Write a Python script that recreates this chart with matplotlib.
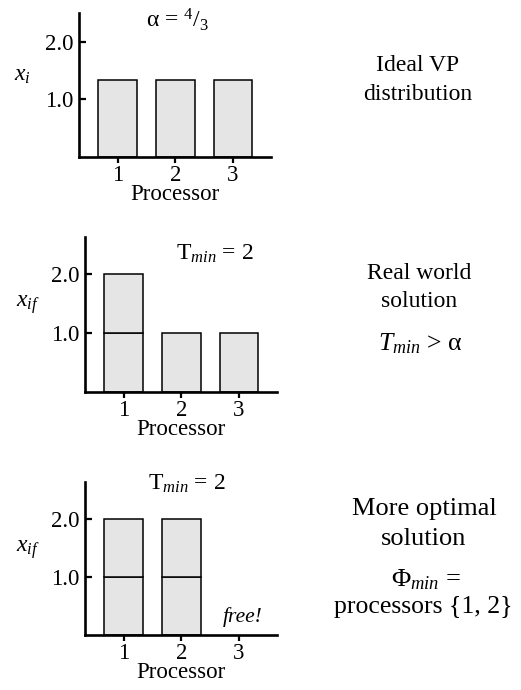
import matplotlib
matplotlib.use("Agg")
import matplotlib.pyplot as plt

plt.rcParams['font.family'] = ['Liberation Serif', 'DejaVu Serif']
plt.rcParams['mathtext.fontset'] = 'custom'
plt.rcParams['mathtext.rm'] = 'Liberation Serif'
plt.rcParams['mathtext.it'] = 'Liberation Serif:italic'
plt.rcParams['mathtext.bf'] = 'Liberation Serif:bold'

# ---- data ----
processors = [1, 2, 3]
ideal_values = [1.333, 1.333, 1.333]
real_lower = [1.0, 1.0, 1.0]
real_upper = [1.0, 0.0, 0.0]
opt_lower = [1.0, 1.0, 0.0]
opt_upper = [1.0, 1.0, 0.0]
yticks = [1.0, 2.0]
ytick_labels = ['1.0', '2.0']

W, H = 521, 690
fig = plt.figure(figsize=(W / 100, H / 100), dpi=100)

FACE = '#e5e5e5'
TICK_FS = 16.5


def px_axes(left, top, right, bottom):
    return fig.add_axes([left / W, 1 - bottom / H, (right - left) / W, (bottom - top) / H])


def style(ax, ymax, ylabel, ylabel_px):
    ax.set_xlim(0.33, 3.66)
    ax.set_ylim(0, ymax)
    for s in ['top', 'right']:
        ax.spines[s].set_visible(False)
    for s in ['left', 'bottom']:
        ax.spines[s].set_linewidth(1.9)
    ax.set_yticks(yticks)
    ax.set_yticklabels(ytick_labels)
    ax.set_xticks(processors)
    ax.set_xticklabels([str(p) for p in processors])
    ax.tick_params(axis='y', direction='in', length=5, width=1.6, pad=4, labelsize=TICK_FS)
    ax.tick_params(axis='x', direction='out', length=4.5, width=1.6, pad=1, labelsize=TICK_FS)
    ax.set_xlabel('Processor', fontsize=TICK_FS, labelpad=-1)
    x_px, y_px = ylabel_px
    fig.text(x_px / W, 1 - y_px / H, ylabel, fontsize=17, ha='center', va='center')


def bars(ax, lower, upper=None):
    xs = [p for p, v in zip(processors, lower) if v > 0]
    hs = [v for v in lower if v > 0]
    ax.bar(xs, hs, width=0.67, color=FACE, edgecolor='black', linewidth=1.1, zorder=2)
    if upper is not None:
        xs2 = [p for p, v, b in zip(processors, upper, lower) if v > 0]
        hs2 = [v for v in upper if v > 0]
        bs2 = [b for v, b in zip(upper, lower) if v > 0]
        ax.bar(xs2, hs2, bottom=bs2, width=0.67, color=FACE, edgecolor='black',
               linewidth=1.1, zorder=2)


# Panel 1
ax1 = px_axes(79, 13, 271, 157)
bars(ax1, ideal_values)
style(ax1, 2.5, r'$x_i$', (22, 75))
fig.text(177 / W, 1 - 27 / H, r'α = $^{4}/_{3}$', fontsize=17, ha='center', va='baseline')

# Panel 2
ax2 = px_axes(85, 237, 277, 392)
bars(ax2, real_lower, real_upper)
style(ax2, 2.63, r'$x_{if}$', (28, 305))
fig.text(215 / W, 1 - 260 / H, r'T$_{min}$ = 2', fontsize=17, ha='center', va='baseline')

# Panel 3
ax3 = px_axes(85, 482, 277, 635)
bars(ax3, opt_lower, opt_upper)
style(ax3, 2.64, r'$x_{if}$', (28, 550))
fig.text(187 / W, 1 - 490 / H, r'T$_{min}$ = 2', fontsize=17, ha='center', va='baseline')
fig.text(243 / W, 1 - 622 / H, 'free!', fontsize=15.5, style='italic', ha='center', va='baseline')

# Right-hand annotations
def rtext(x, y, s, fs):
    fig.text(x / W, 1 - y / H, s, fontsize=fs, ha='center', va='baseline')

rtext(418, 71, 'Ideal VP', 17)
rtext(418, 100, 'distribution', 17)
rtext(419, 279, 'Real world', 17)
rtext(419, 307, 'solution', 17)
rtext(420, 350, r'$T_{min}$ > α', 18.5)
rtext(424, 515, 'More optimal', 19)
rtext(424, 545, 'solution', 19)
rtext(426, 586, r'Φ$_{min}$ =', 19)
rtext(423, 613, 'processors {1, 2}', 18.5)

fig.savefig('out.png', dpi=100)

◆ ◆ ◆ ◆ ◆ ◆ ◆

# [Exercise goal]
Print the complete listing exactly as it stands, without its pictures.

# [Answer below]
Write a Python script that recreates this chart with matplotlib.
import matplotlib
matplotlib.use("Agg")
import matplotlib.pyplot as plt

plt.rcParams['font.family'] = ['Liberation Serif', 'DejaVu Serif']
plt.rcParams['mathtext.fontset'] = 'custom'
plt.rcParams['mathtext.rm'] = 'Liberation Serif'
plt.rcParams['mathtext.it'] = 'Liberation Serif:italic'
plt.rcParams['mathtext.bf'] = 'Liberation Serif:bold'

# ---- data ----
processors = [1, 2, 3]
ideal_values = [1.333, 1.333, 1.333]
real_lower = [1.0, 1.0, 1.0]
real_upper = [1.0, 0.0, 0.0]
opt_lower = [1.0, 1.0, 0.0]
opt_upper = [1.0, 1.0, 0.0]
yticks = [1.0, 2.0]
ytick_labels = ['1.0', '2.0']

W, H = 521, 690
fig = plt.figure(figsize=(W / 100, H / 100), dpi=100)

FACE = '#e5e5e5'
TICK_FS = 16.5


def px_axes(left, top, right, bottom):
    return fig.add_axes([left / W, 1 - bottom / H, (right - left) / W, (bottom - top) / H])


def style(ax, ymax, ylabel, ylabel_px):
    ax.set_xlim(0.33, 3.66)
    ax.set_ylim(0, ymax)
    for s in ['top', 'right']:
        ax.spines[s].set_visible(False)
    for s in ['left', 'bottom']:
        ax.spines[s].set_linewidth(1.9)
    ax.set_yticks(yticks)
    ax.set_yticklabels(ytick_labels)
    ax.set_xticks(processors)
    ax.set_xticklabels([str(p) for p in processors])
    ax.tick_params(axis='y', direction='in', length=5, width=1.6, pad=4, labelsize=TICK_FS)
    ax.tick_params(axis='x', direction='out', length=4.5, width=1.6, pad=1, labelsize=TICK_FS)
    ax.set_xlabel('Processor', fontsize=TICK_FS, labelpad=-1)
    x_px, y_px = ylabel_px
    fig.text(x_px / W, 1 - y_px / H, ylabel, fontsize=17, ha='center', va='center')


def bars(ax, lower, upper=None):
    xs = [p for p, v in zip(processors, lower) if v > 0]
    hs = [v for v in lower if v > 0]
    ax.bar(xs, hs, width=0.67, color=FACE, edgecolor='black', linewidth=1.1, zorder=2)
    if upper is not None:
        xs2 = [p for p, v, b in zip(processors, upper, lower) if v > 0]
        hs2 = [v for v in upper if v > 0]
        bs2 = [b for v, b in zip(upper, lower) if v > 0]
        ax.bar(xs2, hs2, bottom=bs2, width=0.67, color=FACE, edgecolor='black',
               linewidth=1.1, zorder=2)


# Panel 1
ax1 = px_axes(79, 13, 271, 157)
bars(ax1, ideal_values)
style(ax1, 2.5, r'$x_i$', (22, 75))
fig.text(177 / W, 1 - 27 / H, r'α = $^{4}/_{3}$', fontsize=17, ha='center', va='baseline')

# Panel 2
ax2 = px_axes(85, 237, 277, 392)
bars(ax2, real_lower, real_upper)
style(ax2, 2.63, r'$x_{if}$', (28, 305))
fig.text(215 / W, 1 - 260 / H, r'T$_{min}$ = 2', fontsize=17, ha='center', va='baseline')

# Panel 3
ax3 = px_axes(85, 482, 277, 635)
bars(ax3, opt_lower, opt_upper)
style(ax3, 2.64, r'$x_{if}$', (28, 550))
fig.text(187 / W, 1 - 490 / H, r'T$_{min}$ = 2', fontsize=17, ha='center', va='baseline')
fig.text(243 / W, 1 - 622 / H, 'free!', fontsize=15.5, style='italic', ha='center', va='baseline')

# Right-hand annotations
def rtext(x, y, s, fs):
    fig.text(x / W, 1 - y / H, s, fontsize=fs, ha='center', va='baseline')

rtext(418, 71, 'Ideal VP', 17)
rtext(418, 100, 'distribution', 17)
rtext(419, 279, 'Real world', 17)
rtext(419, 307, 'solution', 17)
rtext(420, 350, r'$T_{min}$ > α', 18.5)
rtext(424, 515, 'More optimal', 19)
rtext(424, 545, 'solution', 19)
rtext(426, 586, r'Φ$_{min}$ =', 19)
rtext(423, 613, 'processors {1, 2}', 18.5)

fig.savefig('out.png', dpi=100)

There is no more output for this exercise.